What you are asked to do:
Would you repeat the listing exactly but omit every picture?

────────

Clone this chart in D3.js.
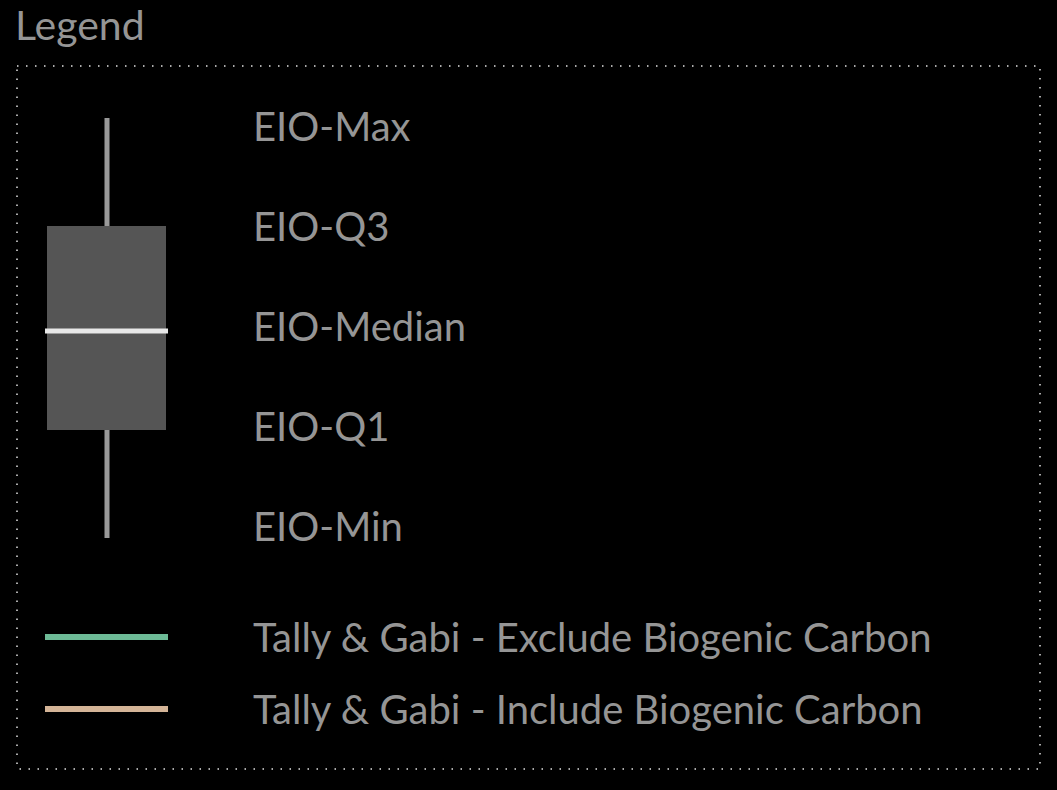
<!DOCTYPE html>
<html><head><meta charset="utf-8">
<script src="https://cdn.jsdelivr.net/npm/d3@7"></script>
<style>body{margin:0;background:#000}svg{display:block}</style>
</head><body>
<svg id="chart" width="1057" height="790"></svg>
<script>
const title = "Legend";
const boxLabels = ["EIO-Max","EIO-Q3","EIO-Median","EIO-Q1","EIO-Min"];
const lineLabels = ["Tally & Gabi - Exclude Biogenic Carbon","Tally & Gabi - Include Biogenic Carbon"];
const lineColors = ["#6dba96","#d4b497"];

const svg = d3.select("#chart");
const font = "Lato, 'Open Sans', sans-serif";
const txt = "#959595";

svg.append("text").attr("x",15).attr("y",40).text(title)
  .attr("fill",txt).attr("font-family",font).attr("font-size",41);

svg.append("rect").attr("x",17).attr("y",66).attr("width",1023).attr("height",703)
  .attr("fill","none").attr("stroke","#aaa").attr("stroke-width",2)
  .attr("stroke-dasharray","1.5 7.5");

// vertical scale: max at top, min at bottom
const y = d3.scalePoint().domain(boxLabels).range([118,538]);
const labelY = d3.scalePoint().domain(boxLabels).range([141,541]);

const g = svg.append("g");
g.append("line").attr("x1",107).attr("x2",107)
  .attr("y1",y("EIO-Max")).attr("y2",y("EIO-Min"))
  .attr("stroke","#999").attr("stroke-width",5);
g.append("rect").attr("x",47).attr("width",119)
  .attr("y",y("EIO-Q3")+3).attr("height",y("EIO-Q1")-y("EIO-Q3")-6)
  .attr("fill","#555");
g.append("line").attr("x1",45).attr("x2",168)
  .attr("y1",y("EIO-Median")+3).attr("y2",y("EIO-Median")+3)
  .attr("stroke","#e8e8e8").attr("stroke-width",5);

g.selectAll("text.box").data(boxLabels).join("text")
  .attr("x",253).attr("y",d=>labelY(d)).text(d=>d)
  .attr("fill",txt).attr("font-family",font).attr("font-size",40);

const ly = d3.scalePoint().domain(lineLabels).range([637,709]);
const lg = svg.append("g");
lg.selectAll("line").data(lineLabels).join("line")
  .attr("x1",45).attr("x2",168).attr("y1",d=>ly(d)).attr("y2",d=>ly(d))
  .attr("stroke",(d,i)=>lineColors[i]).attr("stroke-width",6);
lg.selectAll("text").data(lineLabels).join("text")
  .attr("x",253).attr("y",d=>ly(d)+15).text(d=>d)
  .attr("fill",txt).attr("font-family",font).attr("font-size",40);
</script>
</body></html>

────────

Expected answer:
Clone this chart in D3.js.
<!DOCTYPE html>
<html><head><meta charset="utf-8">
<script src="https://cdn.jsdelivr.net/npm/d3@7"></script>
<style>body{margin:0;background:#000}svg{display:block}</style>
</head><body>
<svg id="chart" width="1057" height="790"></svg>
<script>
const title = "Legend";
const boxLabels = ["EIO-Max","EIO-Q3","EIO-Median","EIO-Q1","EIO-Min"];
const lineLabels = ["Tally & Gabi - Exclude Biogenic Carbon","Tally & Gabi - Include Biogenic Carbon"];
const lineColors = ["#6dba96","#d4b497"];

const svg = d3.select("#chart");
const font = "Lato, 'Open Sans', sans-serif";
const txt = "#959595";

svg.append("text").attr("x",15).attr("y",40).text(title)
  .attr("fill",txt).attr("font-family",font).attr("font-size",41);

svg.append("rect").attr("x",17).attr("y",66).attr("width",1023).attr("height",703)
  .attr("fill","none").attr("stroke","#aaa").attr("stroke-width",2)
  .attr("stroke-dasharray","1.5 7.5");

// vertical scale: max at top, min at bottom
const y = d3.scalePoint().domain(boxLabels).range([118,538]);
const labelY = d3.scalePoint().domain(boxLabels).range([141,541]);

const g = svg.append("g");
g.append("line").attr("x1",107).attr("x2",107)
  .attr("y1",y("EIO-Max")).attr("y2",y("EIO-Min"))
  .attr("stroke","#999").attr("stroke-width",5);
g.append("rect").attr("x",47).attr("width",119)
  .attr("y",y("EIO-Q3")+3).attr("height",y("EIO-Q1")-y("EIO-Q3")-6)
  .attr("fill","#555");
g.append("line").attr("x1",45).attr("x2",168)
  .attr("y1",y("EIO-Median")+3).attr("y2",y("EIO-Median")+3)
  .attr("stroke","#e8e8e8").attr("stroke-width",5);

g.selectAll("text.box").data(boxLabels).join("text")
  .attr("x",253).attr("y",d=>labelY(d)).text(d=>d)
  .attr("fill",txt).attr("font-family",font).attr("font-size",40);

const ly = d3.scalePoint().domain(lineLabels).range([637,709]);
const lg = svg.append("g");
lg.selectAll("line").data(lineLabels).join("line")
  .attr("x1",45).attr("x2",168).attr("y1",d=>ly(d)).attr("y2",d=>ly(d))
  .attr("stroke",(d,i)=>lineColors[i]).attr("stroke-width",6);
lg.selectAll("text").data(lineLabels).join("text")
  .attr("x",253).attr("y",d=>ly(d)+15).text(d=>d)
  .attr("fill",txt).attr("font-family",font).attr("font-size",40);
</script>
</body></html>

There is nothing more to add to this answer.